Black Friday: Stay Home, Buy Online
While bargain hunters storm the castles of Target, Wal-Mart, Best Buy, and Gamestop to the horror of the retail chains’ unfortunate employees, you could spend quality time with your family. Reuters

Ah, Thanksgiving weekend. Time for mountainous heaps of food and road trips to see family members who tear at your will to live.

And, of course, shopping.

While bargain hunters storm the castles of Target, Wal-Mart, Best Buy, and Gamestop to the horror of the retail chains’ unfortunate employees, you could spend quality time with your family. Maybe your grandmother will knit a nice new scarf for you while she rants about LBJ and compares President Obama to Emperor Nero.

Instead of spending hours donning urban camouflage gear, pitching the $400 tent you bought from Dick’s and camping in suburban parking lots in anticipation for crazy Black Friday deals, you could be doing something far more enjoyable. Maybe staying home, playing some video games in peace?

I’ve never understood this part of American culture -- granted, it’s not the only part but I digress -- that we’d give up an entire day to go shopping, braving people zoos and fool corrals in the hopes of saving a hundred bucks on a TV and maybe fifty on a game system. Do we really believe that this is the only time, nearly a month before Christmas Day, that we could obtain the electronic devices we lust after?

Black Friday itself is a horrendous experience from either side of the cash register. Before I was a writer, I worked in retail from my teenage years until my early twenties.

I worked birthdays. Easter. Thanksgiving Day. Christmas Eve. New Year’s Day, even after I turned 21. While none of those days were particularly enjoyable, they paled in comparison to Black Friday. Normal, mostly civilized citizens transformed into physical manifestations of greed, pushing and arguing over bags of dog food that had been discounted 30 percent. And for what? A few dollars saved? Even if we ran out of a particular item, it would likely be restocked before the holidays. If you were buying a present, there was still plenty of time.

Were this a zombie apocalypse and we were raiding stores for food items, I’d understand. But Americans kill each other every year on Black Friday, trying to buy nonessential items. We trample one another for 55 inch LED TVs and whatever the hot gadget of the season is (this year, the PS4 and Xbox One). Lives are lost for pieces of plastic and circuit boards.

But now, Black Friday isn’t just one day - many retailers opened on Thanksgiving night to give the hungry shoppers an even earlier jump on their deals. The holiday has become a 36 hour shopping extravaganza, complete with glittery lights and employees wearing a hybrid expression of despair, feigned enthusiasm, and homicidal impulse facetiously greeting patrons.

I can’t help but laugh at the show of patriotism. After all, what’s more American than Thanksgiving and consumerism?

Some retailers bundled current-gen consoles with games for the “holiday,” so it might be worth dropping the cash if you’ve been wanting something.
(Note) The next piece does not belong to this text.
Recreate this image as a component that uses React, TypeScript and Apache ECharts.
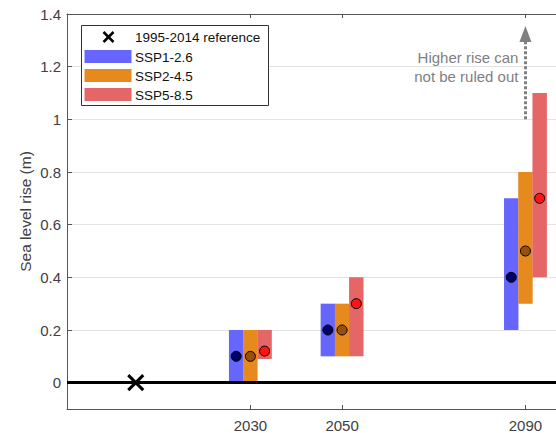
import React, { useEffect, useRef } from "react";
import * as echarts from "echarts";

// ---------- data ----------
const years = [2030, 2050, 2090];
const ssp126Low = [0.0, 0.1, 0.2];
const ssp126High = [0.2, 0.3, 0.7];
const ssp126Median = [0.1, 0.2, 0.4];
const ssp245Low = [0.0, 0.1, 0.3];
const ssp245High = [0.2, 0.3, 0.8];
const ssp245Median = [0.1, 0.2, 0.5];
const ssp585Low = [0.09, 0.1, 0.4];
const ssp585High = [0.2, 0.4, 1.1];
const ssp585Median = [0.12, 0.3, 0.7];
const referenceYear = [2005];
const referenceValue = [0];
const xTickValues = [2030, 2050, 2090];
const yTickValues = [0, 0.2, 0.4, 0.6, 0.8, 1, 1.2, 1.4];
const arrowYear = 2090;
const arrowStart = 1.0;
const arrowEnd = 1.324;
const noteValue = 1.2;

const FONT = "'Liberation Sans', Arial, Helvetica, sans-serif";
const BAR_W = 3.15;
const OFFSET = 3.1;

const scenarios = [
  { name: "SSP1-2.6", low: ssp126Low, high: ssp126High, median: ssp126Median, offset: -OFFSET, bar: "#6666FF", dot: "#000066" },
  { name: "SSP2-4.5", low: ssp245Low, high: ssp245High, median: ssp245Median, offset: 0, bar: "#E68A1E", dot: "#99500A" },
  { name: "SSP5-8.5", low: ssp585Low, high: ssp585High, median: ssp585Median, offset: OFFSET, bar: "#E56666", dot: "#FF1414" },
];

export default function App() {
  const ref = useRef<HTMLDivElement>(null);

  useEffect(() => {
    if (!ref.current) return;
    const chart = echarts.init(ref.current, undefined, { renderer: "svg" });

    const barSeries = scenarios.map((s) => ({
      type: "custom",
      name: s.name,
      z: 2,
      data: years.map((y, i) => [y, s.low[i], s.high[i]]),
      encode: { x: 0, y: [1, 2] },
      renderItem: (_params: any, api: any) => {
        const x = api.value(0) + s.offset;
        const p1 = api.coord([x - BAR_W / 2, api.value(2)]);
        const p2 = api.coord([x + BAR_W / 2, api.value(1)]);
        return {
          type: "rect",
          shape: { x: p1[0], y: p1[1], width: p2[0] - p1[0], height: p2[1] - p1[1] },
          style: { fill: s.bar },
        };
      },
    }));

    const dotSeries = scenarios.map((s) => ({
      type: "scatter",
      name: s.name + " median",
      z: 4,
      symbol: "circle",
      symbolSize: 10,
      data: years.map((y, i) => [y + s.offset, s.median[i]]),
      itemStyle: { color: s.dot, borderColor: "#000", borderWidth: 1, opacity: 1 },
    }));

    const refSeries = {
      type: "custom",
      name: "1995-2014 reference",
      z: 6,
      data: referenceYear.map((y, i) => [y, referenceValue[i]]),
      renderItem: (_params: any, api: any) => {
        const c = api.coord([api.value(0), api.value(1)]);
        const h = 7.5;
        return {
          type: "group",
          children: [
            { type: "line", shape: { x1: c[0] - h, y1: c[1] - h, x2: c[0] + h, y2: c[1] + h }, style: { stroke: "#000", lineWidth: 3 } },
            { type: "line", shape: { x1: c[0] - h, y1: c[1] + h, x2: c[0] + h, y2: c[1] - h }, style: { stroke: "#000", lineWidth: 3 } },
          ],
        };
      },
    };

    const annotationSeries = {
      type: "scatter",
      name: "annotation",
      z: 5,
      data: [],
      markLine: {
        silent: true,
        animation: false,
        symbol: ["none", "none"],
        label: { show: false },
        lineStyle: { color: "#000", width: 3, type: "solid" },
        data: [
          { yAxis: 0 },
          [
            { coord: [arrowYear, arrowStart], lineStyle: { color: "#808080", width: 3, type: [3, 2] }, symbol: "none" },
            { coord: [arrowYear, arrowEnd], symbol: "triangle", symbolSize: [12, 16] },
          ],
        ],
      },
      markPoint: {
        silent: true,
        animation: false,
        symbol: "circle",
        symbolSize: 0,
        data: [
          {
            coord: [arrowYear, noteValue],
            label: {
              show: true,
              position: "left",
              distance: 7,
              formatter: "Higher rise can\nnot be ruled out",
              color: "#808080",
              fontSize: 15,
              lineHeight: 19,
              fontFamily: FONT,
              align: "right",
            },
          },
        ],
      },
    };

    const legendRows = [
      { name: "SSP1-2.6", color: "#6666FF", y: 50 },
      { name: "SSP2-4.5", color: "#E68A1E", y: 69 },
      { name: "SSP5-8.5", color: "#E56666", y: 88 },
    ];

    const graphic: any[] = [
      { type: "rect", z: 100, shape: { x: 81.5, y: 25.5, width: 187, height: 80 }, style: { fill: "#fff", stroke: "#333", lineWidth: 1 } },
      { type: "line", z: 101, shape: { x1: 103.5, y1: 32, x2: 113.5, y2: 42 }, style: { stroke: "#000", lineWidth: 2.5 } },
      { type: "line", z: 101, shape: { x1: 103.5, y1: 42, x2: 113.5, y2: 32 }, style: { stroke: "#000", lineWidth: 2.5 } },
      { type: "text", z: 101, x: 135, y: 37.5, style: { text: "1995-2014 reference", fontSize: 13.5, fontFamily: FONT, fill: "#111", verticalAlign: "middle" } },
    ];
    legendRows.forEach((r) => {
      graphic.push({ type: "rect", z: 101, shape: { x: 84.5, y: r.y, width: 47, height: 13 }, style: { fill: r.color } });
      graphic.push({ type: "text", z: 101, x: 135, y: r.y + 7, style: { text: r.name, fontSize: 13.5, fontFamily: FONT, fill: "#111", verticalAlign: "middle" } });
    });

    chart.setOption({
      animation: false,
      backgroundColor: "#fff",
      textStyle: { fontFamily: FONT },
      grid: { left: 67, top: 14, right: -2, bottom: 24, containLabel: false, outerBoundsMode: "none" },
      xAxis: [
        {
          type: "value",
          position: "bottom",
          min: 1990,
          max: 2097.1,
          axisLine: { show: true, onZero: false, lineStyle: { color: "#555", width: 1 } },
          axisTick: { show: true, inside: true, length: 4, customValues: xTickValues, lineStyle: { color: "#555" } },
          axisLabel: {
            show: true,
            customValues: xTickValues,
            margin: 9,
            fontSize: 15,
            lineHeight: 15,
            color: "#404040",
            fontFamily: FONT,
            formatter: (v: number) => String(v),
          },
          splitLine: { show: false },
        },
        {
          type: "value",
          position: "top",
          min: 1990,
          max: 2097.1,
          axisLine: { show: true, onZero: false, lineStyle: { color: "#555", width: 1 } },
          axisTick: { show: true, inside: true, length: 4, customValues: xTickValues, lineStyle: { color: "#555" } },
          axisLabel: { show: false },
          splitLine: { show: false },
        },
      ],
      yAxis: {
        type: "value",
        min: -0.1,
        max: 1.4,
        name: "Sea level rise (m)",
        nameLocation: "middle",
        nameRotate: 90,
        nameGap: 34,
        nameMoveOverlap: false,
        nameTextStyle: { fontSize: 15.5, color: "#404040", fontFamily: FONT },
        axisLine: { show: true, onZero: false, lineStyle: { color: "#555", width: 1 } },
        axisTick: { show: true, inside: true, length: 5, customValues: yTickValues, lineStyle: { color: "#555" } },
        axisLabel: {
          show: true,
          customValues: yTickValues,
          margin: 6,
          fontSize: 15,
          color: "#404040",
          fontFamily: FONT,
          formatter: (v: number) => String(Math.round(v * 10) / 10),
        },
        splitLine: { show: true, lineStyle: { color: "#E3E3E3", width: 1 } },
      },
      series: [...barSeries, ...dotSeries, annotationSeries, refSeries],
      graphic,
    });

    return () => {
      chart.dispose();
    };
  }, []);

  return (
    <div
      ref={ref}
      style={{ position: "fixed", left: 0, top: 0, width: 556, height: 433, background: "#fff" }}
    />
  );
}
But it must be asked - why bother wading into the cesspool of pugnacious WalMart stormtroopers (who are as equally apt as their Galactic Empire counterparts) when the deals will be offered online? Thanks to the little miracle we know as the Internet, you could purchase pretty much anything you want while laying down with your laptop open, picking crumbs out of your beard and wiping your hands free of corn syrup detritus on your Halo 4 shirt.

Amazon, eBay, Best Buy, Walmart, Target - you name the shop, they’ll be running similar if not better sales online throughout the weekend and Monday obviating any need to participate in the Black Friday charade.

You’re better off staying home (if you’re lucky enough to have the day off from work) and spending time with the people you love, doing something you all enjoy - video games, perhaps. There are plenty of party games on all of the current gen systems, and you can even get digital versions of tabletop games like Monopoly. Nobody can cheat and steal money from the bank, and what’s normally a 4 hour affair can go as quickly as 45 minutes.

Or you could break out Wii Sports and challenge your sister to a few rounds of baseball, confident of your victory. Until she starts whacking everything you throw into the upper deck. Either way, you’ve still had fun, and you haven’t spent the night camping in the middle of winter just to be first in line for a game.

Simon Pegg had the right idea:

Go to the Winchester, have a nice cold pint, and wait for all of this to blow over.